▸ **WHAT TO PRODUCE**: Each line from the top of the listing through the one holding "import pandas as pd" should be restated word for word, with nothing added and no pictures.

▸ **PROVIDED MATERIAL**:
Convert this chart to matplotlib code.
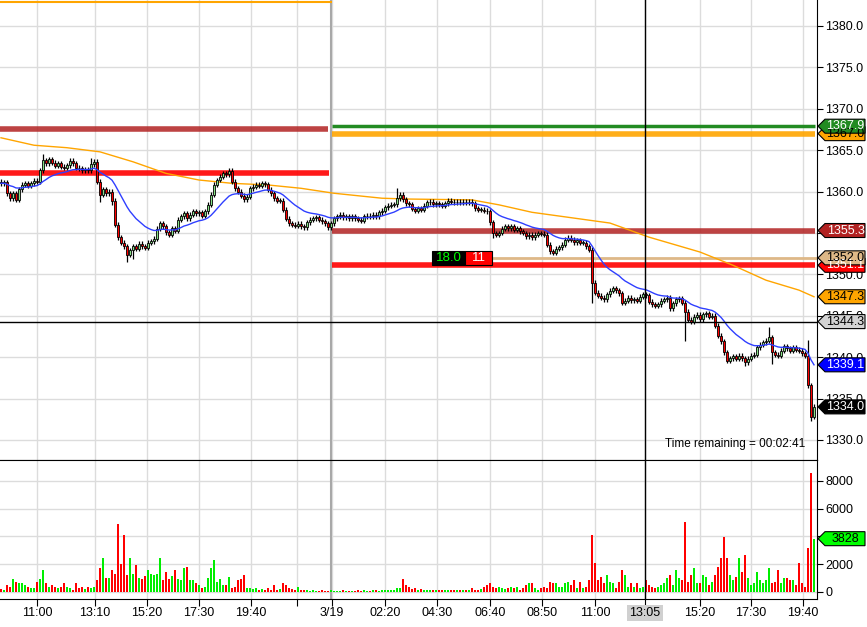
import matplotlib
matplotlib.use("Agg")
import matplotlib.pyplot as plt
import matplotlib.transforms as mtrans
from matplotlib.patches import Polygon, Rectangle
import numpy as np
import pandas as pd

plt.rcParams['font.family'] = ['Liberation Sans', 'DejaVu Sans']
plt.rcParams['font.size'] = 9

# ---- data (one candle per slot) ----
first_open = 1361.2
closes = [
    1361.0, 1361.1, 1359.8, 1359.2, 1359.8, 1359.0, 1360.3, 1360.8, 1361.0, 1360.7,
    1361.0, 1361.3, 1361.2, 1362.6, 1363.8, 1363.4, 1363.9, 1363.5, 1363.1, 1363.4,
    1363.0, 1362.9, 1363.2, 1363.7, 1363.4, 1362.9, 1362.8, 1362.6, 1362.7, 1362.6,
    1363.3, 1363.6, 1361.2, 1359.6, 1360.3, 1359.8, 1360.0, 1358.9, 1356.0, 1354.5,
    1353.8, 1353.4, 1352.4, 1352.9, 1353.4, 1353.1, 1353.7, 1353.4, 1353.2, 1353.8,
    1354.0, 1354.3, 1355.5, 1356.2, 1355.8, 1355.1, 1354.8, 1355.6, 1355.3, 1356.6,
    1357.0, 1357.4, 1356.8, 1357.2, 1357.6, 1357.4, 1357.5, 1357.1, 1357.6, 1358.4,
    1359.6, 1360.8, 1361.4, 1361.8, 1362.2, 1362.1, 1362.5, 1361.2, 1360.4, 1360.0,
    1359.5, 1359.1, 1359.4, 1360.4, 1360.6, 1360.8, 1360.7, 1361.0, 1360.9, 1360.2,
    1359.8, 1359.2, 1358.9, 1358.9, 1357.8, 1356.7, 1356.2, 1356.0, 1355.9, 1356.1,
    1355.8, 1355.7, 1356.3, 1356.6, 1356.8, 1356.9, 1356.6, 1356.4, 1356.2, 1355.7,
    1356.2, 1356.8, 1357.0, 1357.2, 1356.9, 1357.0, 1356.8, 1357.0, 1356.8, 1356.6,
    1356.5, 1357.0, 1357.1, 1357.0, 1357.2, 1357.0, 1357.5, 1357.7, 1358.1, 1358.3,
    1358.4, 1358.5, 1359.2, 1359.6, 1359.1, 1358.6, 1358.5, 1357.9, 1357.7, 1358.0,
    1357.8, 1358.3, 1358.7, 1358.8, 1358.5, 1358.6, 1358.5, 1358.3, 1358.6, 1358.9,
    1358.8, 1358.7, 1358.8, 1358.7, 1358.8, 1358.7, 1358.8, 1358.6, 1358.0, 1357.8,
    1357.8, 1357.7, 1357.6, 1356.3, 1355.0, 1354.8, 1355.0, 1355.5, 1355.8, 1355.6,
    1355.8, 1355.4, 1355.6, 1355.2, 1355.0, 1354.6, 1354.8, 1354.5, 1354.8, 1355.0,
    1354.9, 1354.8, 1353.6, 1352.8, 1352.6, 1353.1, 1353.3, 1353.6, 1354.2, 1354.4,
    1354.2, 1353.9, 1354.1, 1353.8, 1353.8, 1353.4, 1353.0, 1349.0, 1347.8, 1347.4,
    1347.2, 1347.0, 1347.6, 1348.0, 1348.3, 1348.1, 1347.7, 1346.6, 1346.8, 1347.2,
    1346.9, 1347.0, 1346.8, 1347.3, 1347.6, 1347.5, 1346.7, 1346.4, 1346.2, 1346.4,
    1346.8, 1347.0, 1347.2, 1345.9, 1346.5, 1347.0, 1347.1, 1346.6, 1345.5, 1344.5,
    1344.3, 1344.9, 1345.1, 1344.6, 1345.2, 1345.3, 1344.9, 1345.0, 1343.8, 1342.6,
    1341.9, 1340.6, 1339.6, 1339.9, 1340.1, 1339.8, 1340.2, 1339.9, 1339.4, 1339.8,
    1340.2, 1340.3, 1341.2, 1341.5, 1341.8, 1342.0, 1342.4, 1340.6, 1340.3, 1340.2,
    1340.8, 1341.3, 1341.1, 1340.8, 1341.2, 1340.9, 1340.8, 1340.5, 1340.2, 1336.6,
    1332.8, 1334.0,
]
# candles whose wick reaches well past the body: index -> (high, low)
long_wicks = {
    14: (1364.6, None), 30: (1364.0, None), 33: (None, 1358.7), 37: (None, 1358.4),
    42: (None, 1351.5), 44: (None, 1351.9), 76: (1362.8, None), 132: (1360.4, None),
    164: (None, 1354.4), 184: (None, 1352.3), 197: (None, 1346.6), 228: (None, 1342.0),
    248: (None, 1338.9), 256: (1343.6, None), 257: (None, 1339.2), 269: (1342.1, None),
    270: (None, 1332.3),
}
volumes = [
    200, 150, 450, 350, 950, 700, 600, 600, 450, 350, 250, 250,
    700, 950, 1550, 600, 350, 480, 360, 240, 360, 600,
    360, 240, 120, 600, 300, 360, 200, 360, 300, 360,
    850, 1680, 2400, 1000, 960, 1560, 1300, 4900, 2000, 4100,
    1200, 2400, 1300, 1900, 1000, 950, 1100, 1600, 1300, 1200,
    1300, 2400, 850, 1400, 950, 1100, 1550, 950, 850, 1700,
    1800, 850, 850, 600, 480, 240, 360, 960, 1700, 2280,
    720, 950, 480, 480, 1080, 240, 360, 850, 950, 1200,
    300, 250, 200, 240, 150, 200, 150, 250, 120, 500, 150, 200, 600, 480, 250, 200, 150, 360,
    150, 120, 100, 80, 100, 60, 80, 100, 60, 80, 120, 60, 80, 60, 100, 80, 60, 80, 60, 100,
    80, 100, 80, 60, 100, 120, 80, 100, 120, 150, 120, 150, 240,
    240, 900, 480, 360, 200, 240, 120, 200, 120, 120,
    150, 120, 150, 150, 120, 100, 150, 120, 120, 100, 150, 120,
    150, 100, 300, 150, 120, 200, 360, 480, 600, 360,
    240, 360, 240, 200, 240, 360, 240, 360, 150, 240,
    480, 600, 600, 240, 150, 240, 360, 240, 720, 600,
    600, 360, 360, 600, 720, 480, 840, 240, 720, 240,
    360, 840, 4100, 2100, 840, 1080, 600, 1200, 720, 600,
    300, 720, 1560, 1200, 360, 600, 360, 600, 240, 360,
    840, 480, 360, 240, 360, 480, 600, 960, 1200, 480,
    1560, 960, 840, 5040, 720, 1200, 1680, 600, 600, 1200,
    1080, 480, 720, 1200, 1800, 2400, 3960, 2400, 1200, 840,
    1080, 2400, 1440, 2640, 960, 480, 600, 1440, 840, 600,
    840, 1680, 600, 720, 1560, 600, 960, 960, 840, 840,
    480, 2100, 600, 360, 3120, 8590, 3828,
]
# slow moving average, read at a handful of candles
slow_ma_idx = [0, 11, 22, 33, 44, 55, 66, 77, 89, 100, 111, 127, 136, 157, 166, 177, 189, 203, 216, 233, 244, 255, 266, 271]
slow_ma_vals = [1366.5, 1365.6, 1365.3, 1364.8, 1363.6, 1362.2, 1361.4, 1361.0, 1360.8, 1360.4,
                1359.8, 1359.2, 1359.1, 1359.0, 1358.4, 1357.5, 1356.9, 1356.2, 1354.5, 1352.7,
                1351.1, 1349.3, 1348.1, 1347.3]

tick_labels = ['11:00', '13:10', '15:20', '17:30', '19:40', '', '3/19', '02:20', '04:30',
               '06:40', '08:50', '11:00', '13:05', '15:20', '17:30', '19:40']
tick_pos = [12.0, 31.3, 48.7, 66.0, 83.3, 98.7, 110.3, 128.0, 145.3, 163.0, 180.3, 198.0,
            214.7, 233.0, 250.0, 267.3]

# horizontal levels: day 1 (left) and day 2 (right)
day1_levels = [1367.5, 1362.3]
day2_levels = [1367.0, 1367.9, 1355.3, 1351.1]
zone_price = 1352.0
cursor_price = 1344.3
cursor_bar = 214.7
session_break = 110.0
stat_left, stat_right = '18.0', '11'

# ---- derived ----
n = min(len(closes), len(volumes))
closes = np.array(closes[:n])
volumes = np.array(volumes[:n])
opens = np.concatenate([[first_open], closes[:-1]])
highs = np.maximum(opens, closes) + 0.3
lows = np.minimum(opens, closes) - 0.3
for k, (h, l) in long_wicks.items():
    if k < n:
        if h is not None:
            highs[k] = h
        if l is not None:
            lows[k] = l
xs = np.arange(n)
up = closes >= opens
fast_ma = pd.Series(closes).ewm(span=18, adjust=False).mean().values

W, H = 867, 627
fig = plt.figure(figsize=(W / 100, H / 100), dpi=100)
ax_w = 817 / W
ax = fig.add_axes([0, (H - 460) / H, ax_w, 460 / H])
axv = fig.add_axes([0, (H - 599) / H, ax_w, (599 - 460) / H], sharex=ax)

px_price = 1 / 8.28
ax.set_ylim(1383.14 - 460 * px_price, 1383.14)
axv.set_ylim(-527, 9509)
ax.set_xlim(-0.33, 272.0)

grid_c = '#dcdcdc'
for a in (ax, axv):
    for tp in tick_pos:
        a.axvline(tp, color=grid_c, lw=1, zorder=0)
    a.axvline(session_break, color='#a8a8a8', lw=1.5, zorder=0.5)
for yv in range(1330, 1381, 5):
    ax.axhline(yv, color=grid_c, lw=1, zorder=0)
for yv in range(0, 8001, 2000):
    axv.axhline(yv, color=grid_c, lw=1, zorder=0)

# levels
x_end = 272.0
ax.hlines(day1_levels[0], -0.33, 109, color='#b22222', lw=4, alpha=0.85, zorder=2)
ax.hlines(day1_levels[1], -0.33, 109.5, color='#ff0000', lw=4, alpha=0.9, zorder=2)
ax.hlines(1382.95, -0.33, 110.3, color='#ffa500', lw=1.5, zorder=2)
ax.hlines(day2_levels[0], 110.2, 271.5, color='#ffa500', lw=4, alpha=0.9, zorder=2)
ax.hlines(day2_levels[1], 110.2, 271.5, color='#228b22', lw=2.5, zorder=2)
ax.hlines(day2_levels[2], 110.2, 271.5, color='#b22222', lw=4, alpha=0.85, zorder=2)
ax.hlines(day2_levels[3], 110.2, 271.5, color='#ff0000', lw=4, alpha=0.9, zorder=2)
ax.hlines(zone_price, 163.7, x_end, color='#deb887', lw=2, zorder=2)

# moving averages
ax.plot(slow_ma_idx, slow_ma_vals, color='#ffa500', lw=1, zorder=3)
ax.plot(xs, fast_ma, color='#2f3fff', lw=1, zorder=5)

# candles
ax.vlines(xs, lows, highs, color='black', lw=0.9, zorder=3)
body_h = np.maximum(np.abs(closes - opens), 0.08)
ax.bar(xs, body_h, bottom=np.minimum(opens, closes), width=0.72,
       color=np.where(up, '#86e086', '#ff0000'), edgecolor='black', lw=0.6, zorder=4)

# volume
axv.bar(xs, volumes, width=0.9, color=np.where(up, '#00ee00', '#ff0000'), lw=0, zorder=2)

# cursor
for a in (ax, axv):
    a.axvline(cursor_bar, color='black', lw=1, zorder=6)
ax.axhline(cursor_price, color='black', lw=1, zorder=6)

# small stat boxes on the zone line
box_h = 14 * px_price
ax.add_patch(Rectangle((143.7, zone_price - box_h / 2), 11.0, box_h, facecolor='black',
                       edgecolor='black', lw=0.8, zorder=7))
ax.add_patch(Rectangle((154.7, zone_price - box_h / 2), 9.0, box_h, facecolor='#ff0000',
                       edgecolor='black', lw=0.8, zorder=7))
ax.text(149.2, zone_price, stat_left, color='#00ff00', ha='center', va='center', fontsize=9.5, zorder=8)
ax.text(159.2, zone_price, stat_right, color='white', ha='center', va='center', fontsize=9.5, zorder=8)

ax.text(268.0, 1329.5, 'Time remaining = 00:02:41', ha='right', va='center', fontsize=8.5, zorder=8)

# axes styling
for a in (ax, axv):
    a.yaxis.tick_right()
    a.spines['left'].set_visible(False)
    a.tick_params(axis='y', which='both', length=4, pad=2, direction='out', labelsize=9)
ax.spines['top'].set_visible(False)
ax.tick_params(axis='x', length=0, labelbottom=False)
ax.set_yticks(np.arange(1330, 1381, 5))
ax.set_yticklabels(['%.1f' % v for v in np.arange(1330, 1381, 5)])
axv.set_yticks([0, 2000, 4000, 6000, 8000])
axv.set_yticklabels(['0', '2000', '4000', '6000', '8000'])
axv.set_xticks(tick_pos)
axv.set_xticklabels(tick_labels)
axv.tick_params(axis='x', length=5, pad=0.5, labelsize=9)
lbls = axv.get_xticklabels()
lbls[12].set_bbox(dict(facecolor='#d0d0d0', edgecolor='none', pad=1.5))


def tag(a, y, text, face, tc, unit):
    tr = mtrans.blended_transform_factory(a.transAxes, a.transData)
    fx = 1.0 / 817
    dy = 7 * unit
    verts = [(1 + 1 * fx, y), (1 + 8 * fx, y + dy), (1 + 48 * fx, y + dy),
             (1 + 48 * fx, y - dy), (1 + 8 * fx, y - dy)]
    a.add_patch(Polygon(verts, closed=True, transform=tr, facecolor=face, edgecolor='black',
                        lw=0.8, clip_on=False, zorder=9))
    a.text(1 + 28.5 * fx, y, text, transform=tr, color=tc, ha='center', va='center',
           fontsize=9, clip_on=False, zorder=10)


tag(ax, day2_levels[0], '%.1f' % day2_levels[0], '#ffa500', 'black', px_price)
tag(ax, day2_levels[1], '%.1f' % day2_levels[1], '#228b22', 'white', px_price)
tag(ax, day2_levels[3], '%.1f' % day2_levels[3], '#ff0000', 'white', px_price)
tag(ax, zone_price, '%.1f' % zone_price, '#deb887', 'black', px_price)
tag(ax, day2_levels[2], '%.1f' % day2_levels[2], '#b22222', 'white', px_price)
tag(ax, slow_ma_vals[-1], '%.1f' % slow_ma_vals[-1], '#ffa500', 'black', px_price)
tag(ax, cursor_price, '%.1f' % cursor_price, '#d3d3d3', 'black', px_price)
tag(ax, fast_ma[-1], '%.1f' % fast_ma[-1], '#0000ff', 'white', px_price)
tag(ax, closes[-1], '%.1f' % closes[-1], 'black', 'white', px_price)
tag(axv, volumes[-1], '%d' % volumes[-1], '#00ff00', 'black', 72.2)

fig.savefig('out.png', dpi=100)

▸ **SOLUTION TO THE PROBLEM**:
Convert this chart to matplotlib code.
import matplotlib
matplotlib.use("Agg")
import matplotlib.pyplot as plt
import matplotlib.transforms as mtrans
from matplotlib.patches import Polygon, Rectangle
import numpy as np
import pandas as pd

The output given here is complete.